Harnett leaders delay vote on fate of shooting range
Posted January 10, 2013
Updated January 11, 2013
Fuquay-Varina, N.C. — After two lengthy meetings to determine whether a Harnett County shooting range should be stripped of its agritourism status, the county Board of Adjustment has delayed its decision for two more weeks.
The board will meet again on Jan. 23 to resume testimony that will decide the fate of Drake Landing, a family-owned farm in Fuquay-Varina with a shooting range that has been at the center of controversy for more than a year because neighbors say the gunfire is noisy and poses a safety hazard.
No one has been injured at the range, but the Harnett County Sheriff's Office reports there have been at least five cases of stray bullets hitting cars and homes in the area.

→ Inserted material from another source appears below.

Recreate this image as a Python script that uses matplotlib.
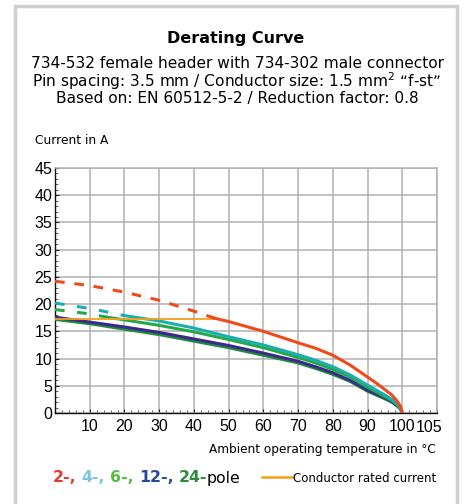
import matplotlib
matplotlib.use("Agg")
import matplotlib.pyplot as plt
from matplotlib.patches import Rectangle
from matplotlib.ticker import MultipleLocator

plt.rcParams['font.family'] = ['Liberation Sans Narrow', 'Liberation Sans', 'DejaVu Sans']
plt.rcParams['lines.scale_dashes'] = False

# derating curves (temperature in degC, current in A)
temp_2 = [0, 10, 20, 30, 40, 46, 50, 60, 70, 75, 80, 85, 90, 92.5, 95, 97, 98.5, 99.5, 100]
curr_2 = [24.2, 23.4, 22.2, 20.7, 18.7, 17.4, 16.8, 15.0, 12.9, 11.9, 10.6, 8.8, 6.6, 5.5, 4.3, 3.3, 2.2, 1.2, 0]
temp_4 = [0, 10, 20, 30, 40, 50, 60, 70, 75, 80, 85, 90, 92.5, 95, 97, 98.5, 99.5, 100]
curr_4 = [20.2, 19.2, 17.9, 16.9, 15.6, 14.0, 12.5, 10.7, 9.7, 8.5, 7.0, 5.1, 4.2, 3.3, 2.5, 1.7, 0.9, 0]
temp_6 = [0, 10, 15, 20, 30, 40, 50, 60, 70, 75, 80, 85, 90, 92.5, 95, 97, 98.5, 99.5, 100]
curr_6 = [19.0, 18.2, 17.6, 17.1, 16.1, 14.9, 13.5, 12.0, 10.2, 9.2, 8.0, 6.6, 4.7, 3.9, 3.0, 2.3, 1.5, 0.8, 0]
temp_12 = [0, 10, 20, 30, 40, 50, 60, 70, 75, 80, 85, 90, 92.5, 95, 97, 98.5, 99.5, 100]
curr_12 = [17.6, 16.7, 15.8, 14.8, 13.6, 12.4, 11.0, 9.5, 8.5, 7.4, 6.0, 4.2, 3.5, 2.8, 2.1, 1.4, 0.8, 0]
temp_24 = [0, 10, 20, 30, 40, 50, 60, 70, 75, 80, 85, 90, 92.5, 95, 97, 98.5, 99.5, 100]
curr_24 = [17.2, 16.4, 15.4, 14.4, 13.2, 12.0, 10.6, 9.2, 8.2, 7.1, 5.8, 4.0, 3.3, 2.6, 2.0, 1.3, 0.7, 0]

# above conductor rated current the curves are drawn dashed
dashed_until = {'2': 46, '4': 20, '6': 15, '12': None, '24': None}

rated_temp = [0, 46]
rated_curr = [17.3, 17.3]

x_ticks = [10, 20, 30, 40, 50, 60, 70, 80, 90, 100]
y_ticks = [0, 5, 10, 15, 20, 25, 30, 35, 40, 45]

colors = {'2': '#EE4B1C', '4': '#1AAFAE', '6': '#25A84A', '12': '#3B2A8A', '24': '#1E8B3E'}
label_colors = {'2': '#E8392B', '4': '#7CC6DE', '6': '#5BB947', '12': '#27489C', '24': '#2E8B3E'}

fig = plt.figure(figsize=(4.65, 5.04), dpi=100)
fig.patch.set_facecolor('white')

# grey frame around the whole graphic
fig.patches.append(Rectangle((15 / 465, -0.05), 442 / 465, 1.05 - 6 / 504, transform=fig.transFigure,
                             fill=False, edgecolor='#CFCFCF', linewidth=2.5))

ax = fig.add_axes([55 / 465, 1 - 413 / 504, 382 / 465, 245 / 504])
ax.set_xlim(0, 110)
ax.set_ylim(0, 45)

series = [('24', temp_24, curr_24), ('12', temp_12, curr_12), ('6', temp_6, curr_6),
          ('4', temp_4, curr_4)]
for key, t, c in series:
    lim = dashed_until[key]
    if lim is None:
        ax.plot(t, c, color=colors[key], lw=2.2, zorder=3, solid_capstyle='butt')
    else:
        k = t.index(lim)
        ax.plot(t[:k + 1], c[:k + 1], color=colors[key], lw=2.2, dashes=(7, 9), zorder=3)
        ax.plot(t[k:], c[k:], color=colors[key], lw=2.2, zorder=3)

ax.plot(rated_temp, rated_curr, color='#F6A01A', lw=1.3, zorder=4)

k = temp_2.index(dashed_until['2'])
ax.plot(temp_2[:k + 1], curr_2[:k + 1], color=colors['2'], lw=2.2, dashes=(7, 7), zorder=5)
ax.plot(temp_2[k:], curr_2[k:], color=colors['2'], lw=2.2, zorder=5)

ax.set_xticks(x_ticks + [110])
ax.set_xticklabels([str(v) for v in x_ticks] + [''])
ax.set_yticks(y_ticks)
ax.set_yticklabels([str(v) for v in y_ticks])
ax.xaxis.set_minor_locator(MultipleLocator(2))
ax.yaxis.set_minor_locator(MultipleLocator(1))
ax.grid(True, which='major', color='#B0B0B0', linewidth=1.1, zorder=0)
ax.set_axisbelow(True)
ax.tick_params(axis='both', which='major', labelsize=11.5, length=3, direction='in', color='#222222')
ax.tick_params(axis='both', which='minor', length=2, direction='in', color='#444444')
ax.tick_params(axis='x', pad=4)
ax.tick_params(axis='y', pad=2)
for s in ['top', 'right']:
    ax.spines[s].set_color('#B0B0B0')
    ax.spines[s].set_linewidth(1.1)
for s in ['left', 'bottom']:
    ax.spines[s].set_color('#111111')
    ax.spines[s].set_linewidth(1.0)
ax.text(107.8, -1.2, '105', ha='center', va='top', fontsize=11.5, transform=ax.transData, clip_on=False)

head = ['DejaVu Sans']
fig.text(236 / 465, 1 - 38 / 504, 'Derating Curve', ha='center', va='center',
         fontsize=11.5, fontweight='bold', family=head)
fig.text(237 / 465, 1 - 63 / 504, '734-532 female header with 734-302 male connector',
         ha='center', va='center', fontsize=11.1, family=head)
fig.text(237 / 465, 1 - 81 / 504, 'Pin spacing: 3.5 mm / Conductor size: 1.5 mm$^2$ \u201cf-st\u201d',
         ha='center', va='center', fontsize=11.1, family=head)
fig.text(237 / 465, 1 - 99 / 504, 'Based on: EN 60512-5-2 / Reduction factor: 0.8',
         ha='center', va='center', fontsize=11.1, family=head)
fig.text(35 / 465, 1 - 140 / 504, 'Current in A', ha='left', va='center', fontsize=8.8, family=head)
fig.text(436 / 465, 1 - 450 / 504, 'Ambient operating temperature in \u00b0C', ha='right', va='center',
         fontsize=8.7, family=head)

# legend row built from coloured pieces
x = 53
for key in ['2', '4', '6', '12', '24']:
    piece = key + '-' if key == '24' else key + '-,'
    t = fig.text(x / 465, 1 - 478 / 504, piece, ha='left', va='center', fontsize=11.3,
                 fontweight='bold', color=label_colors[key], family=head)
    fig.canvas.draw()
    bb = t.get_window_extent()
    x = bb.x1 + (0 if key == '24' else 5)
fig.text(x / 465, 1 - 478 / 504, 'pole', ha='left', va='center', fontsize=11.3, family=head)
fig.add_artist(plt.Line2D([262 / 465, 293 / 465], [1 - 477 / 504, 1 - 477 / 504],
                          transform=fig.transFigure, color='#F6A01A', lw=1.8))
fig.text(293 / 465, 1 - 478 / 504, 'Conductor rated current', ha='left', va='center',
         fontsize=8.5, family=head)

fig.savefig('out.png', dpi=100, facecolor='white')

It's unclear, though, if any or all of the those bullets were fired from Drake Landing.
The shooting range falls under the state's agritourism classification, which means it isn't subject to county zoning laws. It was approved as an agritourism destination because the shooting range prepared hunters for use of Drake Landing's hunting preserve, county leaders said.
A Drake Landing attorney said it qualifies as agritourism and that neighbors' complaints don't change that.
If county leaders decide to strip its agritourism designation, however, the shooting range could be subject to more rules and restrictions or could be forced to close entirely.
A county zoning inspector said during Thursday's meeting that it's unclear what would happen, because there haven't been many disputes of this type in North Carolina to set a precedent.
Drake Landing customers want to see the shooting range survive and say it's a great place to practice safe shooting techniques.
"Where else are you going to have for people to do responsible practice shooting?" said Sue Allen. "I don't hear excessive noise. It is not like a firing range."
But neighbors say it's a nuisance. Harnett leaders delay vote on fate of shooting range
"It goes on continuously – all the time," said Lynwood Hare, who lives about a half-mile from the shooting range. "Somebody is going to be shot, hit or killed before it's all over with."
Hare said he's lived in his home since the 1970s, decades before Drake Landing opened.
The owner of Drake Landing, former county commissioner Dan Andrews, declined to comment.